The EU efforts led by Council President Charles Michel were applauded throughout the year until biased French President Emmanuel Macron became more proactive. The attempt to transform a Brussels-mediated trilateral format into a quadrilateral format, involving Paris, was another significant cause of the derailment, curbing the EU’s influence.
And Russia, of course, is the elephant in the room. Whenever there was a glimmer of hope pointing towards the possibility of a peace treaty, Moscow interfered, demanding its influence and central role in the process to be recognised. The 31 October Sochi meeting served to achieve nothing of value, other than slightly placating Vladimir Putin’s receding sense of primacy. The Kremlin believes in conflict management, through being disagreeable and agreeable to both sides in a measured way, the net effect of which has resulted in a sharp decline in Russia’s reputation in Azerbaijan and Armenia.
Illustrative example and its extrapolation
More importantly, we have now learned that whenever there has been a single development within the peace negotiations, this was achieved through an application of pressure by Azerbaijan; on the other hand, Armenia, since the signing of the 10 November 2020 declaration, has been on the path of shilly-shallying. Just recall the situation enveloping the construction of the New Lachin Road. Pursuant to Article 6, Baku completed this before the three-year deadline, communicating everything to Yerevan, and by the time the route was becoming imminently operational in late August 2022, the government of Nikol Pashinyan claimed they had been taken aback. This exemplifies how discernible progress could be achieved in the Baku-Yerevan dynamics. The latter’s coercive assertiveness and the former’s reluctant acquiescence are going to be key to the future.
The point about constructive pressure leads us to the present state of affairs over the Lachin Road. For the past four weeks, Azerbaijani eco-activists, protesting against the illegal exploitation of Karabakh’s natural resources, have been standing their ground, surviving under harsh weather conditions. I have been there myself, so, I know what I am talking about. This is, of course, a form of pressure - a constructive one.

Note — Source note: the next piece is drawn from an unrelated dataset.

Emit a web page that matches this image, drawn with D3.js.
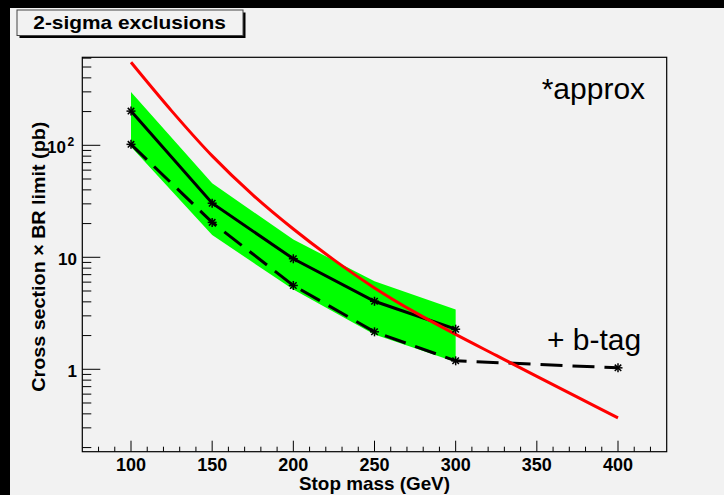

The resolve of the Azerbaijani demonstrators has already partially paid off - Base Metal, the company engaged in the illicit extraction of Azerbaijani gold, copper and molybdenum resources has halted its illegal operations. Under the watchfully beady eyes of the eco-activists, instances of the misuse of the Lachin Road have been virtually negated. But much more is to be achieved. Ecological monitoring and permanent control over the Lachin Road must be maintained by Baku.
Armenia, on the other hand, has resorted to the old and clapped-out ‘humanitarian disaster’ theory, claiming that the lives of 120,000 Armenian residents are at risk. As normal, this figure is vastly inflated. The actual number of Armenians residing in Khankandi and its outskirts is no more than a quarter of this erroneous figure. There is a visual control and the available facts. And the facts never lie if you treat them in good faith, unlike the Armenians who enjoy fiddling with them, following a century-long tradition.

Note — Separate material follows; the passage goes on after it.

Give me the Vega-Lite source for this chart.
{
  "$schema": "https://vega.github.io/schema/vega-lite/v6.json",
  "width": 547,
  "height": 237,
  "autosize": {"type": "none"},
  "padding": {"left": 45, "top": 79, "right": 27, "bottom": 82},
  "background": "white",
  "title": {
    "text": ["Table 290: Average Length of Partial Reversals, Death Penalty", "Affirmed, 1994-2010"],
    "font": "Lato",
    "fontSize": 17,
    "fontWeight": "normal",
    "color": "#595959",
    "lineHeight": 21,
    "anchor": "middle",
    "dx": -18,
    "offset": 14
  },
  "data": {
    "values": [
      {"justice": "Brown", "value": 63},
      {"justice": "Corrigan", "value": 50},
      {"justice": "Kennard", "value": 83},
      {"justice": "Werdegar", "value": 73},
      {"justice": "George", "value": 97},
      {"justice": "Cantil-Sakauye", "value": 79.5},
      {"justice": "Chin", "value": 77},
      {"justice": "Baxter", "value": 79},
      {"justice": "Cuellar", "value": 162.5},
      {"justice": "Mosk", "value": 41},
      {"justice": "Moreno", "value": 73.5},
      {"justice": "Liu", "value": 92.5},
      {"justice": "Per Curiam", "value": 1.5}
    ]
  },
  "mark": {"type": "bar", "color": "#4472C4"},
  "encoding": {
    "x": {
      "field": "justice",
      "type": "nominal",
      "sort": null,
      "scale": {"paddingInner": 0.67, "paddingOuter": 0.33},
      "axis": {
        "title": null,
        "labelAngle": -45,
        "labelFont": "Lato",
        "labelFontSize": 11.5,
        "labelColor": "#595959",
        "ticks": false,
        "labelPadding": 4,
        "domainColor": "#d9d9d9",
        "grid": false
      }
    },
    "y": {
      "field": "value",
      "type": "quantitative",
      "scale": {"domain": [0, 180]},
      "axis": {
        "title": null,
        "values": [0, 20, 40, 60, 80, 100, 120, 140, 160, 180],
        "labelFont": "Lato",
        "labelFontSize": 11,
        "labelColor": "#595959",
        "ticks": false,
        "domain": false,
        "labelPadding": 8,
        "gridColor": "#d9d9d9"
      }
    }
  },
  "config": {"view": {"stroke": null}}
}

The road is functional in accordance with its regime. The vehicles of the Russian ‘peacekeepers’ and the International Committee of the Red Cross have kept moving - in both directions - freely and in an unimpeded manner. Over the past month, the Azerbaijani citizens of Armenian origin residing in Karabakh have received sufficient food supplies via the Russian ‘peacekeeping’ contingent. Any claim about the shortage of essentials is a carefully constructed lie. Perhaps it is not even a carefully constructed lie, but a simple, outright, blatant humdinger of a lie that would make Pinocchio’s proboscis grow to a record extent.
“Humanitarian disaster” is the standard Armenian way of perpetuating the argument that, under the Azerbaijani administration, life will be unbearable. It is also connected with the “remedial secession” line of the separatists and revanchists. When Azerbaijani forces resumed control over the Farrukh height in Karabakh in March of last year, and then assumed the commanding heights surrounding the zone of under temporary Russian control in August, the Armenian side reacted in the self-same fashion.

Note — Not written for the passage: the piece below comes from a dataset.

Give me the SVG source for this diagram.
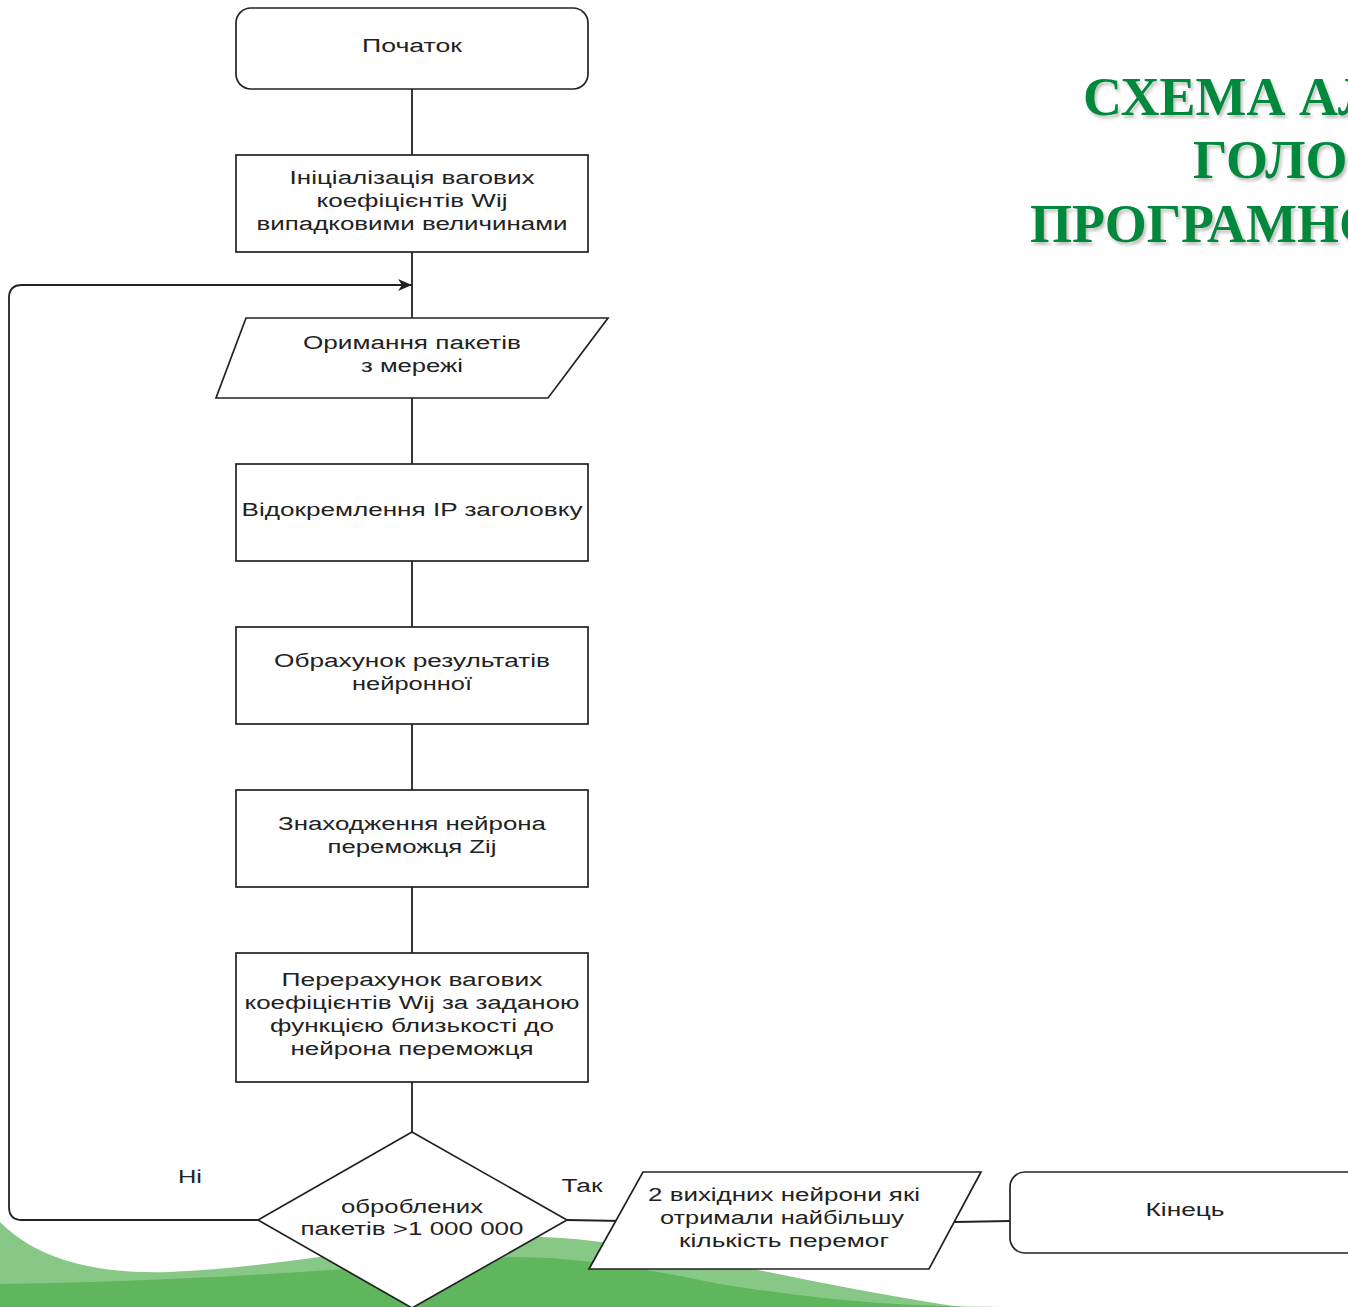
<svg xmlns="http://www.w3.org/2000/svg" width="1348" height="1307" viewBox="0 0 1348 1307">
<defs>
<style>
.shape{fill:#fff;stroke:#222;stroke-width:1.7}
.edge{fill:none;stroke:#222;stroke-width:1.8}
.t{font-family:"Liberation Sans",Arial,sans-serif;font-size:18px;fill:#222;text-anchor:middle}
.title{font-family:"Liberation Serif","Times New Roman",serif;font-size:54px;font-weight:bold;fill:#00893d}
</style>
<marker id="arr" viewBox="0 0 14 12" refX="14" refY="6" markerWidth="14" markerHeight="12" markerUnits="userSpaceOnUse" orient="auto">
<path d="M0,0 L14,6 L0,12 L4,6 Z" fill="#222"/>
</marker>
<filter id="sh" x="-5%" y="-20%" width="110%" height="140%">
<feDropShadow dx="2" dy="3" stdDeviation="1.5" flood-color="#777" flood-opacity="0.45"/>
</filter>
</defs>
<rect width="1348" height="1307" fill="#fff"/>
<g id="background">
<path d="M0,1222 C40,1262 100,1274 170,1272 C300,1266 420,1236 540,1237 C650,1240 780,1280 960,1307 L0,1307 Z" fill="#88c886"/>
<path d="M0,1284 C150,1282 330,1272 470,1259 C560,1252 630,1266 720,1284 C820,1300 900,1307 1000,1307 L0,1307 Z" fill="#5fb65c"/>
</g>
<g id="title" class="title" filter="url(#sh)">
<text x="1083" y="115">СХЕМА АЛ</text>
<text x="1193" y="178">ГОЛОВ</text>
<text x="1030" y="242">ПРОГРАМНО</text>
</g>
<g id="connectors">
<line class="edge" x1="412" y1="89" x2="412" y2="155"/>
<line class="edge" x1="412" y1="252" x2="412" y2="318"/>
<line class="edge" x1="412" y1="398" x2="412" y2="464"/>
<line class="edge" x1="412" y1="561" x2="412" y2="627"/>
<line class="edge" x1="412" y1="724" x2="412" y2="790"/>
<line class="edge" x1="412" y1="887" x2="412" y2="953"/>
<line class="edge" x1="412" y1="1082" x2="412" y2="1132"/>
<path class="edge" d="M258,1220 L22,1220 Q9,1220 9,1207 L9,298 Q9,285 22,285 L412,285" marker-end="url(#arr)"/>
<line class="edge" x1="567" y1="1220" x2="622" y2="1221"/>
<line class="edge" x1="955" y1="1222" x2="1010" y2="1221"/>
<text class="t" x="190" y="1183" textLength="24" lengthAdjust="spacingAndGlyphs">Ні</text>
<text class="t" x="582" y="1192" textLength="41" lengthAdjust="spacingAndGlyphs">Так</text>
</g>
<g id="start">
<rect class="shape" x="236" y="8" width="352" height="81" rx="15"/>
<text class="t" x="412" y="52" textLength="100" lengthAdjust="spacingAndGlyphs">Початок</text>
</g>
<g id="init">
<rect class="shape" x="236" y="155" width="352" height="97"/>
<text class="t" x="412" y="184" textLength="245" lengthAdjust="spacingAndGlyphs">Ініціалізація вагових</text>
<text class="t" x="412" y="207" textLength="191" lengthAdjust="spacingAndGlyphs">коефіцієнтів Wij</text>
<text class="t" x="412" y="230" textLength="311" lengthAdjust="spacingAndGlyphs">випадковими величинами</text>
</g>
<g id="receive">
<polygon class="shape" points="246,318 608,318 548,398 216,398"/>
<text class="t" x="412" y="349" textLength="218" lengthAdjust="spacingAndGlyphs">Оримання пакетів</text>
<text class="t" x="412" y="372" textLength="102" lengthAdjust="spacingAndGlyphs">з мережі</text>
</g>
<g id="separate">
<rect class="shape" x="236" y="464" width="352" height="97"/>
<text class="t" x="412" y="516" textLength="341" lengthAdjust="spacingAndGlyphs">Відокремлення IP заголовку</text>
</g>
<g id="compute">
<rect class="shape" x="236" y="627" width="352" height="97"/>
<text class="t" x="412" y="667" textLength="276" lengthAdjust="spacingAndGlyphs">Обрахунок результатів</text>
<text class="t" x="412" y="690" textLength="120" lengthAdjust="spacingAndGlyphs">нейронної</text>
</g>
<g id="winner">
<rect class="shape" x="236" y="790" width="352" height="97"/>
<text class="t" x="412" y="830" textLength="268" lengthAdjust="spacingAndGlyphs">Знаходження нейрона</text>
<text class="t" x="412" y="853" textLength="169" lengthAdjust="spacingAndGlyphs">переможця Zij</text>
</g>
<g id="recalc">
<rect class="shape" x="236" y="953" width="352" height="129"/>
<text class="t" x="412" y="986" textLength="261" lengthAdjust="spacingAndGlyphs">Перерахунок вагових</text>
<text class="t" x="412" y="1009" textLength="335" lengthAdjust="spacingAndGlyphs">коефіцієнтів Wij за заданою</text>
<text class="t" x="412" y="1032" textLength="284" lengthAdjust="spacingAndGlyphs">функцією близькості до</text>
<text class="t" x="412" y="1055" textLength="243" lengthAdjust="spacingAndGlyphs">нейрона переможця</text>
</g>
<g id="decision">
<polygon class="shape" points="412,1132 567,1220 412,1308 258,1220"/>
<text class="t" x="412" y="1213" textLength="142" lengthAdjust="spacingAndGlyphs">оброблених</text>
<text class="t" x="412" y="1235" textLength="223" lengthAdjust="spacingAndGlyphs">пакетів &gt;1 000 000</text>
</g>
<g id="output">
<polygon class="shape" points="643,1172 981,1172 929,1269 589,1269"/>
<text class="t" x="784" y="1201" textLength="272" lengthAdjust="spacingAndGlyphs">2 вихідних нейрони які</text>
<text class="t" x="782" y="1224" textLength="244" lengthAdjust="spacingAndGlyphs">отримали найбільшу</text>
<text class="t" x="784" y="1247" textLength="210" lengthAdjust="spacingAndGlyphs">кількість перемог</text>
</g>
<g id="end">
<rect class="shape" x="1010" y="1172" width="360" height="81" rx="15"/>
<text class="t" x="1185" y="1216" textLength="79" lengthAdjust="spacingAndGlyphs">Кінець</text>
</g>
</svg>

It does not amount to a humanitarian disaster if the separatists are unable to move freely, or use the Lachin route incorrigibly for illicit purposes. Armenia’s dwindling band of supporters may feel bewildered, desperate and flabbergasted. France, Armenia’s main espouser, failed to push through an anti-Azerbaijani UN Security Council statement during the dying days of the preceding year. One element must be understood and taken into account by Pashinyan and the separatists: the future of the Azerbaijani-Armenian peace process will be decided upon, not through a wide range of partisan and biased resolutions adopted in the legislative bodies of France or any other country, but on the ground and via the negotiations.
The year 2022 demonstrated that our neighbours have not yet improved in the department of fact-based reasoning. Their deadline for the benefit of the doubt seems to have expired, and its spoiled fruits consigned to the refuse heap of history. Legitimate, justified and constructively coercive pressure is the only viable path to which they are capable of responding. Alas. One would wish this would have been different. The truth is that time waits for no man. It does not wait for us either.